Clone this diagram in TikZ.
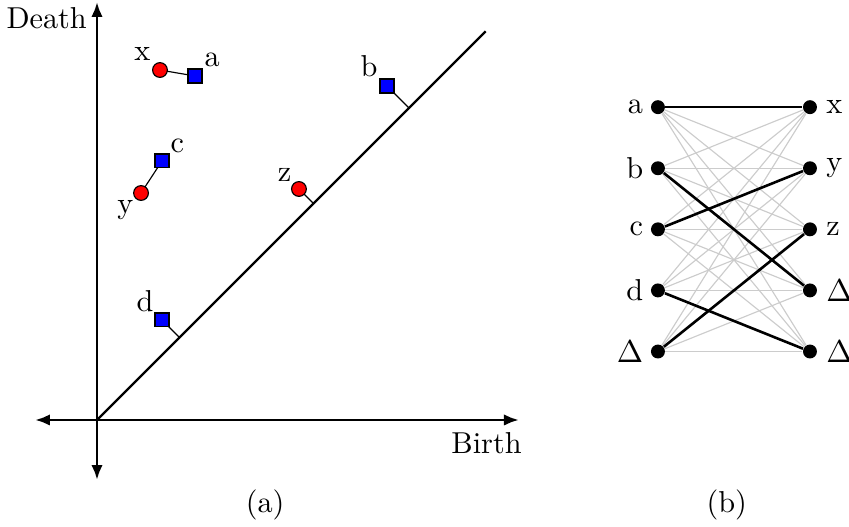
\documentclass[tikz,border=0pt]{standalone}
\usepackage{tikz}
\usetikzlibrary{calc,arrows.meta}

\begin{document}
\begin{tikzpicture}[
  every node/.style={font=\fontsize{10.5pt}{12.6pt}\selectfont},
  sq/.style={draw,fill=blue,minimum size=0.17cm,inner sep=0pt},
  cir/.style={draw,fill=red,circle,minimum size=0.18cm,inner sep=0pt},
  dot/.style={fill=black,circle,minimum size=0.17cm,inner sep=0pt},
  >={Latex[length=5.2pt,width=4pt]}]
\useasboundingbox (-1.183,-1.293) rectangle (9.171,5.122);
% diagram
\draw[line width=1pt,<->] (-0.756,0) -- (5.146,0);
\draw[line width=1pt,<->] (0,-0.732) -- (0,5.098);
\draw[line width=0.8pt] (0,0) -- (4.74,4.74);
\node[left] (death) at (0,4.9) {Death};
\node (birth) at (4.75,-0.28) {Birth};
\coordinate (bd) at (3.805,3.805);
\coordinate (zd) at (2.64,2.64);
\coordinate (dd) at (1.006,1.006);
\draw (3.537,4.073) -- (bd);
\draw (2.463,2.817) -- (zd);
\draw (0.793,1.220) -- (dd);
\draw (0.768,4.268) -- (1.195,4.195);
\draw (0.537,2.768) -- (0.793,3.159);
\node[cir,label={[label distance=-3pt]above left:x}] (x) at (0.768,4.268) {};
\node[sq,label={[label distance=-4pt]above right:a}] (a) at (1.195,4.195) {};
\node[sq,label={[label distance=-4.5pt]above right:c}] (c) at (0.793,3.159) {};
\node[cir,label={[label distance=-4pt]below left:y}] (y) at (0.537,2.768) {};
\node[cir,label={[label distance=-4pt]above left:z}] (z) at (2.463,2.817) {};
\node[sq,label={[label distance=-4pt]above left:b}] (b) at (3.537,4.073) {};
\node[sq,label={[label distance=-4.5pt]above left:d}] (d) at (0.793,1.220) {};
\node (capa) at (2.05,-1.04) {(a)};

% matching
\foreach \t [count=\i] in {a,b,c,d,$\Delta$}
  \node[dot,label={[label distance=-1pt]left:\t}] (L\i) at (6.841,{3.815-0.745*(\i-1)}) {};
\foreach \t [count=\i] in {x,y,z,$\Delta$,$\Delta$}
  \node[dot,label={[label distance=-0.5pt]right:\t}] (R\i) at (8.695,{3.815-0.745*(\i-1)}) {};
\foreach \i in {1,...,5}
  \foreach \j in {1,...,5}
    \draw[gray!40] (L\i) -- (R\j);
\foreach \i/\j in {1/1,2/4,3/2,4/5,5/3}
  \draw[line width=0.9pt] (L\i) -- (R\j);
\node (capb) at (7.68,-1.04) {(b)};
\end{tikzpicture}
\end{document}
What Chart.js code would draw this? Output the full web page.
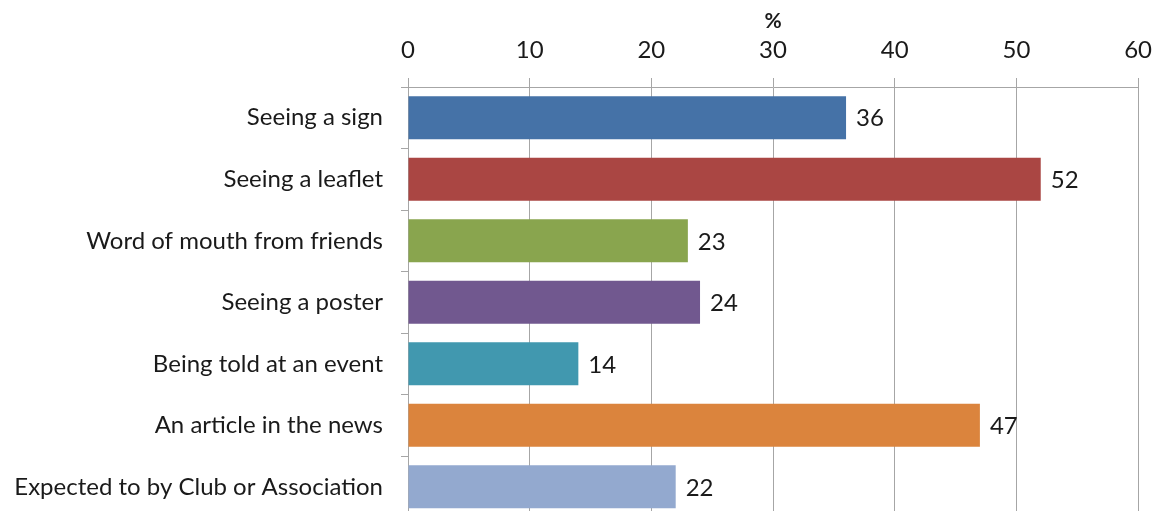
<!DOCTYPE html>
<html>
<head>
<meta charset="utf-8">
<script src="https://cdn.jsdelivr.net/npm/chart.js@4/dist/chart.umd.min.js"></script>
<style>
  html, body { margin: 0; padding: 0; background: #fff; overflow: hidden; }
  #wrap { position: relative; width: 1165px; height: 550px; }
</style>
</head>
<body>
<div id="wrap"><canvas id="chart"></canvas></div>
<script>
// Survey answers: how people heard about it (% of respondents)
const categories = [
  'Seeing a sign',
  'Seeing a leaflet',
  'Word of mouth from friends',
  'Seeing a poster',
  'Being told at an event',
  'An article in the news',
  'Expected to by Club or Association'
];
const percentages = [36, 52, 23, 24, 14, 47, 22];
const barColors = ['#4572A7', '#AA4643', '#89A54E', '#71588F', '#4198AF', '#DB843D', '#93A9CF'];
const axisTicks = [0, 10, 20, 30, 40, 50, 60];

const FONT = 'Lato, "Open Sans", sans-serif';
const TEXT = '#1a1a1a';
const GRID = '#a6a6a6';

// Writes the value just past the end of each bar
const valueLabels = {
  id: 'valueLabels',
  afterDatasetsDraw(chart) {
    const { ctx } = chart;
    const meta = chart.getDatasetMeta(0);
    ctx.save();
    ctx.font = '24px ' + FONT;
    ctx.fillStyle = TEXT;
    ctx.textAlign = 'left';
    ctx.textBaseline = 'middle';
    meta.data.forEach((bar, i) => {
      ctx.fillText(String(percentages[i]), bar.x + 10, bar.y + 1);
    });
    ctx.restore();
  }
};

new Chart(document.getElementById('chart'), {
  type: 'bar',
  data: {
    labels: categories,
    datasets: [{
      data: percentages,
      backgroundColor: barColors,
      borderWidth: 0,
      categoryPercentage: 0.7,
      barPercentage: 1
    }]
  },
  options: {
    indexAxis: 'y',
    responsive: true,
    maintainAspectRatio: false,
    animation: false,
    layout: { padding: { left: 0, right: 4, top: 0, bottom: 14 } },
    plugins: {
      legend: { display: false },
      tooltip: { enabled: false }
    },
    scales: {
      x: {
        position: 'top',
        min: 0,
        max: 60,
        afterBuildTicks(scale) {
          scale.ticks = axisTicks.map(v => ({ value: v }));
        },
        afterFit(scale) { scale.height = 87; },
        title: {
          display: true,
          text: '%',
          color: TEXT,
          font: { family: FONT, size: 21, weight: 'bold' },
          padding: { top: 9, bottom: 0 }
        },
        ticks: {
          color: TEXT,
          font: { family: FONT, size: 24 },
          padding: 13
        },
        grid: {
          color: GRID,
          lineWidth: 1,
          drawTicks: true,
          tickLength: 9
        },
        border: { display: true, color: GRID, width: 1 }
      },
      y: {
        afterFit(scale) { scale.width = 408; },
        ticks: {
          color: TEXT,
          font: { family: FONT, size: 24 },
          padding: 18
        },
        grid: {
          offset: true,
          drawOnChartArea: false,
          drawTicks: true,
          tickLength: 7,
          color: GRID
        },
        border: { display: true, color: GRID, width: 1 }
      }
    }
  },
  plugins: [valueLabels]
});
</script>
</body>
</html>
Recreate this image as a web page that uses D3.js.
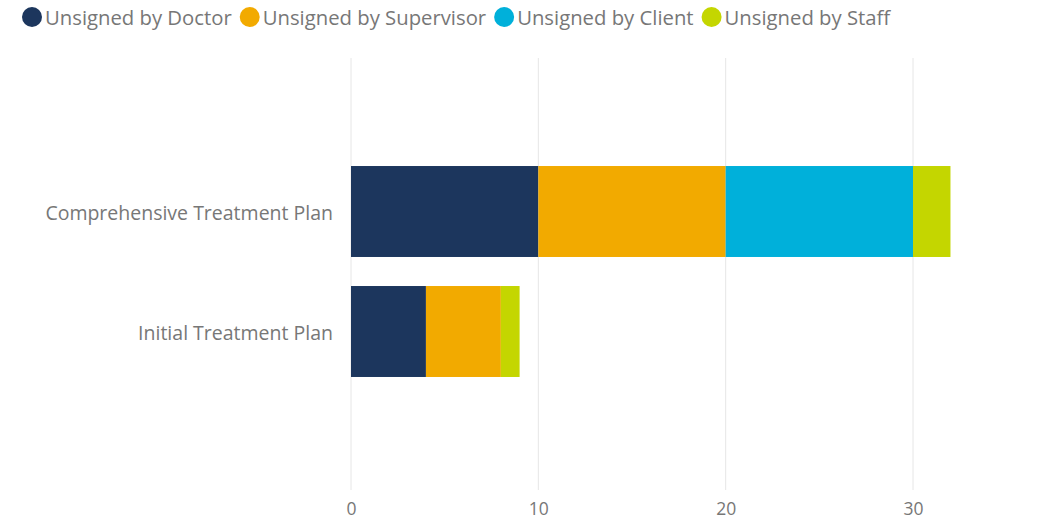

= = = =

Set task: Output all of the entries verbatim, leaving out any images.

Correct answer:
Clone this diagram in TikZ.
\documentclass[tikz,border=0pt]{standalone}
\usepackage{tikz}
\usetikzlibrary{calc,arrows.meta}

\begin{document}
\begin{tikzpicture}[
  every node/.style={font=\fontsize{10.5pt}{12.6pt}\selectfont},
  sq/.style={draw,fill=blue,minimum size=0.17cm,inner sep=0pt},
  cir/.style={draw,fill=red,circle,minimum size=0.18cm,inner sep=0pt},
  dot/.style={fill=black,circle,minimum size=0.17cm,inner sep=0pt},
  >={Latex[length=5.2pt,width=4pt]}]
\useasboundingbox (-1.183,-1.293) rectangle (9.171,5.122);
% diagram
\draw[line width=1pt,<->] (-0.756,0) -- (5.146,0);
\draw[line width=1pt,<->] (0,-0.732) -- (0,5.098);
\draw[line width=0.8pt] (0,0) -- (4.74,4.74);
\node[left] (death) at (0,4.9) {Death};
\node (birth) at (4.75,-0.28) {Birth};
\coordinate (bd) at (3.805,3.805);
\coordinate (zd) at (2.64,2.64);
\coordinate (dd) at (1.006,1.006);
\draw (3.537,4.073) -- (bd);
\draw (2.463,2.817) -- (zd);
\draw (0.793,1.220) -- (dd);
\draw (0.768,4.268) -- (1.195,4.195);
\draw (0.537,2.768) -- (0.793,3.159);
\node[cir,label={[label distance=-3pt]above left:x}] (x) at (0.768,4.268) {};
\node[sq,label={[label distance=-4pt]above right:a}] (a) at (1.195,4.195) {};
\node[sq,label={[label distance=-4.5pt]above right:c}] (c) at (0.793,3.159) {};
\node[cir,label={[label distance=-4pt]below left:y}] (y) at (0.537,2.768) {};
\node[cir,label={[label distance=-4pt]above left:z}] (z) at (2.463,2.817) {};
\node[sq,label={[label distance=-4pt]above left:b}] (b) at (3.537,4.073) {};
\node[sq,label={[label distance=-4.5pt]above left:d}] (d) at (0.793,1.220) {};
\node (capa) at (2.05,-1.04) {(a)};

% matching
\foreach \t [count=\i] in {a,b,c,d,$\Delta$}
  \node[dot,label={[label distance=-1pt]left:\t}] (L\i) at (6.841,{3.815-0.745*(\i-1)}) {};
\foreach \t [count=\i] in {x,y,z,$\Delta$,$\Delta$}
  \node[dot,label={[label distance=-0.5pt]right:\t}] (R\i) at (8.695,{3.815-0.745*(\i-1)}) {};
\foreach \i in {1,...,5}
  \foreach \j in {1,...,5}
    \draw[gray!40] (L\i) -- (R\j);
\foreach \i/\j in {1/1,2/4,3/2,4/5,5/3}
  \draw[line width=0.9pt] (L\i) -- (R\j);
\node (capb) at (7.68,-1.04) {(b)};
\end{tikzpicture}
\end{document}
What Chart.js code would draw this? Output the full web page.
<!DOCTYPE html>
<html>
<head>
<meta charset="utf-8">
<script src="https://cdn.jsdelivr.net/npm/chart.js@4/dist/chart.umd.min.js"></script>
<style>
  html, body { margin: 0; padding: 0; background: #fff; overflow: hidden; }
  #wrap { position: relative; width: 1165px; height: 550px; }
</style>
</head>
<body>
<div id="wrap"><canvas id="chart"></canvas></div>
<script>
// Survey answers: how people heard about it (% of respondents)
const categories = [
  'Seeing a sign',
  'Seeing a leaflet',
  'Word of mouth from friends',
  'Seeing a poster',
  'Being told at an event',
  'An article in the news',
  'Expected to by Club or Association'
];
const percentages = [36, 52, 23, 24, 14, 47, 22];
const barColors = ['#4572A7', '#AA4643', '#89A54E', '#71588F', '#4198AF', '#DB843D', '#93A9CF'];
const axisTicks = [0, 10, 20, 30, 40, 50, 60];

const FONT = 'Lato, "Open Sans", sans-serif';
const TEXT = '#1a1a1a';
const GRID = '#a6a6a6';

// Writes the value just past the end of each bar
const valueLabels = {
  id: 'valueLabels',
  afterDatasetsDraw(chart) {
    const { ctx } = chart;
    const meta = chart.getDatasetMeta(0);
    ctx.save();
    ctx.font = '24px ' + FONT;
    ctx.fillStyle = TEXT;
    ctx.textAlign = 'left';
    ctx.textBaseline = 'middle';
    meta.data.forEach((bar, i) => {
      ctx.fillText(String(percentages[i]), bar.x + 10, bar.y + 1);
    });
    ctx.restore();
  }
};

new Chart(document.getElementById('chart'), {
  type: 'bar',
  data: {
    labels: categories,
    datasets: [{
      data: percentages,
      backgroundColor: barColors,
      borderWidth: 0,
      categoryPercentage: 0.7,
      barPercentage: 1
    }]
  },
  options: {
    indexAxis: 'y',
    responsive: true,
    maintainAspectRatio: false,
    animation: false,
    layout: { padding: { left: 0, right: 4, top: 0, bottom: 14 } },
    plugins: {
      legend: { display: false },
      tooltip: { enabled: false }
    },
    scales: {
      x: {
        position: 'top',
        min: 0,
        max: 60,
        afterBuildTicks(scale) {
          scale.ticks = axisTicks.map(v => ({ value: v }));
        },
        afterFit(scale) { scale.height = 87; },
        title: {
          display: true,
          text: '%',
          color: TEXT,
          font: { family: FONT, size: 21, weight: 'bold' },
          padding: { top: 9, bottom: 0 }
        },
        ticks: {
          color: TEXT,
          font: { family: FONT, size: 24 },
          padding: 13
        },
        grid: {
          color: GRID,
          lineWidth: 1,
          drawTicks: true,
          tickLength: 9
        },
        border: { display: true, color: GRID, width: 1 }
      },
      y: {
        afterFit(scale) { scale.width = 408; },
        ticks: {
          color: TEXT,
          font: { family: FONT, size: 24 },
          padding: 18
        },
        grid: {
          offset: true,
          drawOnChartArea: false,
          drawTicks: true,
          tickLength: 7,
          color: GRID
        },
        border: { display: true, color: GRID, width: 1 }
      }
    }
  },
  plugins: [valueLabels]
});
</script>
</body>
</html>
Recreate this image as a web page that uses D3.js.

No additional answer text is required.